The members took specific exception to a speech the president gave in Jakarta, Indonesia on Nov. 10, 2010, where he referred to the US motto as E pluribus unum.
The words are Latin, meaning “Out of many, one.”
“E pluribus unum is not our national motto,” the letter (.pdf) said. “In 1956, Congress passed and President Eisenhower approved the law establishing ‘In God We Trust’ as the official national motto of the United States.”
Obama used the term E pluribus unum in his speech to illustrate that in America, like other nations, “hundreds of millions who hold different beliefs can be united in freedom under one flag.”
Wikipedia lists E pluribus unum as one of the mottoes of the United States and notes that it was the de facto motto until 1956, when “In God We Trust” was officially adopted.
“Additionally, during three separate events this fall, when quoting from the Declaration of Independence, you mentioned that we have inalienable rights, but consistently failed to mention the source of the rights. The Declaration of Independence definitively recognizes God, our Creator, as the source of our rights. Omitting the word ‘Creator’ once was a mistake; but twice establishes a pattern,” the group complained.
“As members of the Congressional Prayer Caucus, a bi-partisan group of 68 Members of the United States House of Representatives, we are dedicated to preserving America’s religious heritage and protecting our religious liberty,” they continued. “We respectively request that you issue a correction to the speech you gave, as it does not accurately reflect America and serves to undercut an important part of our history.”
Writing for conservative opinion outlet World Net Daily in late November, Chuck Norris also complained that Obama had dissed the almighty. “I discovered actually seven presidential ‘Creator’ omissions in just the past few months!” he wrote.

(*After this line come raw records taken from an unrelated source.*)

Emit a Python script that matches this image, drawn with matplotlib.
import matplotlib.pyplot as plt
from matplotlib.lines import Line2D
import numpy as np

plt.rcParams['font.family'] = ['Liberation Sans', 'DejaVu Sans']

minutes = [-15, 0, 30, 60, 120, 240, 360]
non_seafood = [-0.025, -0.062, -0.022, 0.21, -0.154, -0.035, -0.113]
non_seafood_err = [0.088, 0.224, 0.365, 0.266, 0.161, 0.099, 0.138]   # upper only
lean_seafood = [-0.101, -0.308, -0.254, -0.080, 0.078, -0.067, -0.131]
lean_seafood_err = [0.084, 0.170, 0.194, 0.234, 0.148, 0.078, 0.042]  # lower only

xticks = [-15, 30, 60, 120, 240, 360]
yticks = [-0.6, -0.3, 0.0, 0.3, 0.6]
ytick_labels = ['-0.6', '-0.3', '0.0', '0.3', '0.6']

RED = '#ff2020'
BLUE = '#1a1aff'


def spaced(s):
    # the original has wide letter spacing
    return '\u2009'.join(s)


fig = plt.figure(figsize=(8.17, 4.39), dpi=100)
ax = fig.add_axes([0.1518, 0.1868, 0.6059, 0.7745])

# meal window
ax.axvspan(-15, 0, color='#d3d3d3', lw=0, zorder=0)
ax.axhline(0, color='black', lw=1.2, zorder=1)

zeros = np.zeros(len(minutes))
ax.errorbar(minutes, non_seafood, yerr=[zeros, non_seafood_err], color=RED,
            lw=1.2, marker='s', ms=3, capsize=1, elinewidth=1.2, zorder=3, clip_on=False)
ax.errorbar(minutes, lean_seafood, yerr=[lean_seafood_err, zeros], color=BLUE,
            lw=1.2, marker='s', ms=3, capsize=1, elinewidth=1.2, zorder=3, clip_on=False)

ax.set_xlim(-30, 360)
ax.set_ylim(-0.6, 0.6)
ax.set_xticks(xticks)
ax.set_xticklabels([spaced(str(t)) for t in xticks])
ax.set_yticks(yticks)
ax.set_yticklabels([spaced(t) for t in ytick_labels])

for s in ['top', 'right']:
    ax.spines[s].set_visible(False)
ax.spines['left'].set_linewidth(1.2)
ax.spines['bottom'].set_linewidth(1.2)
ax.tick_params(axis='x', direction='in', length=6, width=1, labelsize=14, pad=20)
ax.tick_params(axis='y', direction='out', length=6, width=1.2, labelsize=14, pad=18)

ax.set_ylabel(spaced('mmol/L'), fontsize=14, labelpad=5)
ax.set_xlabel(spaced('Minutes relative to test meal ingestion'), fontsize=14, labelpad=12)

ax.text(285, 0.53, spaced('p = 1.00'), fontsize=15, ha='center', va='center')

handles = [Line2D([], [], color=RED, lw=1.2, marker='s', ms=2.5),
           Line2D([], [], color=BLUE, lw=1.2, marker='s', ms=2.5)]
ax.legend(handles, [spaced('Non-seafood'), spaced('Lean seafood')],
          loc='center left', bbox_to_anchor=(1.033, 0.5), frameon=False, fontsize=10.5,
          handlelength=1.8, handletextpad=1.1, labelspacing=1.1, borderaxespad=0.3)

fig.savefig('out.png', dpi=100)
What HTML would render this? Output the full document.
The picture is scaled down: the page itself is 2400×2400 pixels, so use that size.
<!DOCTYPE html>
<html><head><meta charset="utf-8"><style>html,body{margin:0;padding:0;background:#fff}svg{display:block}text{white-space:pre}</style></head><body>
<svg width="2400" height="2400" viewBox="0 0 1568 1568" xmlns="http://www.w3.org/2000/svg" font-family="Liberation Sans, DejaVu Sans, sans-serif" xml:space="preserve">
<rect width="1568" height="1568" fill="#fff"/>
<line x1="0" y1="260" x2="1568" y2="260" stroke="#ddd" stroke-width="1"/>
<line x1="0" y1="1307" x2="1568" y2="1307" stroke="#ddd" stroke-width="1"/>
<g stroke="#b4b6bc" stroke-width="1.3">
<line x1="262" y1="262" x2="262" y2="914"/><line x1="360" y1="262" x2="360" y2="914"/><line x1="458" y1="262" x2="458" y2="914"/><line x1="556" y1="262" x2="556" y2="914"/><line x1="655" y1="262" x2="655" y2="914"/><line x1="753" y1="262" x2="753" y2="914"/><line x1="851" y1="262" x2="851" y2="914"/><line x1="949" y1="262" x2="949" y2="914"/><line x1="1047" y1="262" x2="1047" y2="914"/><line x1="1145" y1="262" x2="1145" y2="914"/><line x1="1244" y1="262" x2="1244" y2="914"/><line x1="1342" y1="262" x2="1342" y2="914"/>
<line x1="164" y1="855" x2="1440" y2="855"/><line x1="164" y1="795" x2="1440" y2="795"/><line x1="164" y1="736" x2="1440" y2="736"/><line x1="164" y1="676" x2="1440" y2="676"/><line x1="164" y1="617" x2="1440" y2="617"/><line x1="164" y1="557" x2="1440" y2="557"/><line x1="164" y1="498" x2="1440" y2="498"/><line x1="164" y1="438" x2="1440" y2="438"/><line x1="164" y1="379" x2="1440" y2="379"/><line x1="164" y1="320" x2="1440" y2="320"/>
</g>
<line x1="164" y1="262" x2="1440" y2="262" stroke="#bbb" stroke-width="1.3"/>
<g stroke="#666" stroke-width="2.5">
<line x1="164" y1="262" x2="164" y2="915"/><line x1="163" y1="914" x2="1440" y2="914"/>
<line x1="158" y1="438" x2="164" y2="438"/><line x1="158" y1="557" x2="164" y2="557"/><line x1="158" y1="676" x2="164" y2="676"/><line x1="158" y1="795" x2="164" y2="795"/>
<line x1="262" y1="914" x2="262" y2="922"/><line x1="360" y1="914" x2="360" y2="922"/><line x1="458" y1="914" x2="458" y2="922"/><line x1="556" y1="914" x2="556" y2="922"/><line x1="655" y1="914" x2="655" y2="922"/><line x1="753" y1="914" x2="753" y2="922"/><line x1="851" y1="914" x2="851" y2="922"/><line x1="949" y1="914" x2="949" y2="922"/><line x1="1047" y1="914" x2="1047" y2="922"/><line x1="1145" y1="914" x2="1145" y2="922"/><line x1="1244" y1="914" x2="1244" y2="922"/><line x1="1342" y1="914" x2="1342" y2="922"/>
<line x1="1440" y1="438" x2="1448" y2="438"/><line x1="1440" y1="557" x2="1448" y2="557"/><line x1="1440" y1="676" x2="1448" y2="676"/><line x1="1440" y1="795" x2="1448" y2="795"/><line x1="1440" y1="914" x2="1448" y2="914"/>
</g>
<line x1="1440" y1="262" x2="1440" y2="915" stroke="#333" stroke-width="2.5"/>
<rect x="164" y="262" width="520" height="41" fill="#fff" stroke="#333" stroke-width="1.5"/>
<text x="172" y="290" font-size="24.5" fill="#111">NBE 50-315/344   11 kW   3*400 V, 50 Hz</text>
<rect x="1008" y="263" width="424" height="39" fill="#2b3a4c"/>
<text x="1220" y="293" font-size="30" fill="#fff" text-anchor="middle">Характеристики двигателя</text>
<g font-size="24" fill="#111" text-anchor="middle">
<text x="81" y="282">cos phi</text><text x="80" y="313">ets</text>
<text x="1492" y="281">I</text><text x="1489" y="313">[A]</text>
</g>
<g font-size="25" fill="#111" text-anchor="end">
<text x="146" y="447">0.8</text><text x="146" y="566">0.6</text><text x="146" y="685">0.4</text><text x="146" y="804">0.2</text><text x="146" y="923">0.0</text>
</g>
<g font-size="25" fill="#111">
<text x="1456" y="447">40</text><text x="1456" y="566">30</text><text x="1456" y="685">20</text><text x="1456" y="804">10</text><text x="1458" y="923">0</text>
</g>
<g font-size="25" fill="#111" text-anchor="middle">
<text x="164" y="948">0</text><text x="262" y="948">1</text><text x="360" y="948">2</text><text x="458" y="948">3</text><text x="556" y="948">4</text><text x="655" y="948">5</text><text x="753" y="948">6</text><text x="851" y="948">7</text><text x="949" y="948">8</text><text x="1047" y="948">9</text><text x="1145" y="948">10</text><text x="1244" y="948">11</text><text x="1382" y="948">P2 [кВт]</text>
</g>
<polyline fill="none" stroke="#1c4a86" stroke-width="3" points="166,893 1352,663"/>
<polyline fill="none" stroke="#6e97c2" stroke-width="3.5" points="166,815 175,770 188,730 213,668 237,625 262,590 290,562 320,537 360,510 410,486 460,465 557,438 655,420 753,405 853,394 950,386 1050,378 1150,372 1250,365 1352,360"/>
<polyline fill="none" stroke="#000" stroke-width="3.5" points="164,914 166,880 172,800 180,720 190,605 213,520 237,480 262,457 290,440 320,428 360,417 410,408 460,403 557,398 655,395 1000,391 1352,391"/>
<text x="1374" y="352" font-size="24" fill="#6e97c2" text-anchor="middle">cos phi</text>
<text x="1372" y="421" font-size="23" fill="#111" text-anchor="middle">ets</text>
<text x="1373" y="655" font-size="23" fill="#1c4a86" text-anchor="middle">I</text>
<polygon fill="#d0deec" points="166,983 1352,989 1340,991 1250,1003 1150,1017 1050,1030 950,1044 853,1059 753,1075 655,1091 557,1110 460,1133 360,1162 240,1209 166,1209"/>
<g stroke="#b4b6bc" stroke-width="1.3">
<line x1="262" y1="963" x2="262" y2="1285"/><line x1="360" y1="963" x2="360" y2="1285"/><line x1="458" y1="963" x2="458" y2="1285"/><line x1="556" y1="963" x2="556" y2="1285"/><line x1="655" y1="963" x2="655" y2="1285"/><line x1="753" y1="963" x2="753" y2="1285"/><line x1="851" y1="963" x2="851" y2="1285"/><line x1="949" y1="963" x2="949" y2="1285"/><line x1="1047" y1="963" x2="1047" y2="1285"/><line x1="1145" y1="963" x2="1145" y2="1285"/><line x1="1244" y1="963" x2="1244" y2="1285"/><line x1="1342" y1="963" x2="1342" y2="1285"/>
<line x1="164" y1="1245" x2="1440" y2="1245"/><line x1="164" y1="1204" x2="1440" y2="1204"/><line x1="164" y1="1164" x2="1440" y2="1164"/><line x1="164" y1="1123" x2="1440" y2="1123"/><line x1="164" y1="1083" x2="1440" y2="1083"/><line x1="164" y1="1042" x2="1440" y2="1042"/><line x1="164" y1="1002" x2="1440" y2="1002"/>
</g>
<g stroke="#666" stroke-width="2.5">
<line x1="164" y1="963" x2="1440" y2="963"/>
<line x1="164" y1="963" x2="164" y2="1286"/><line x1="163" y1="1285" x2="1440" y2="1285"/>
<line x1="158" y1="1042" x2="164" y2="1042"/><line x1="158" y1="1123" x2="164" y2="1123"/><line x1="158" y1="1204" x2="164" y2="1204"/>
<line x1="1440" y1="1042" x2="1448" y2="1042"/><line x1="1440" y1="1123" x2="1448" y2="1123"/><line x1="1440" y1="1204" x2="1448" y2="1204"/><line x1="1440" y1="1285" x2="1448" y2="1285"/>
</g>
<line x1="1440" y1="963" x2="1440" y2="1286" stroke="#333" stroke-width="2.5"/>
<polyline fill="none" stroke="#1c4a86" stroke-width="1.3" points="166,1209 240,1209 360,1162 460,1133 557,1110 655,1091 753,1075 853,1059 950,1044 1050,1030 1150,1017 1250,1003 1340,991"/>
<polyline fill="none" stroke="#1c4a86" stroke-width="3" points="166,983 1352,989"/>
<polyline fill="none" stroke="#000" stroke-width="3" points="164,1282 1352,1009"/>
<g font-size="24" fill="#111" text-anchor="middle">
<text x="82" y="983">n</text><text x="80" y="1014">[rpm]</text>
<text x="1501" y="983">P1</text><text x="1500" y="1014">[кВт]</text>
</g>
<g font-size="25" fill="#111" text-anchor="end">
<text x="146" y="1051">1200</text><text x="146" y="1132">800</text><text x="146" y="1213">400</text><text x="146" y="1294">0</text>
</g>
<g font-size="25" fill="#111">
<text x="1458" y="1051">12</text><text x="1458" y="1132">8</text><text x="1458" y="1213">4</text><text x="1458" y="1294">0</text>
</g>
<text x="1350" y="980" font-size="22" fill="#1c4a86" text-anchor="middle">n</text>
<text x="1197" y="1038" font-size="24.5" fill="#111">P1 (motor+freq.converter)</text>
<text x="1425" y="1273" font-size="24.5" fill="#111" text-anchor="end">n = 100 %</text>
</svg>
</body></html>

“As President Ronald Reagan warned, ‘If we ever forget that we’re one nation under God, then we will be a nation gone under,'” the Congressional Prayer Caucus concluded.
The letter was signed by 42 members of Congress.
Many in the conservative evangelical community have attempted to undermine the president’s public declaration of Christian faith. The president has repeatedly said he is a Christian “by choice” and that the “precepts of Jesus Christ spoke to me.”
Many Republicans have also attempted to falsely label the president a Muslim who was secretly born outside of the US. A poll taken last April showed that only 58 percent of voters felt certain that President Obama is an American.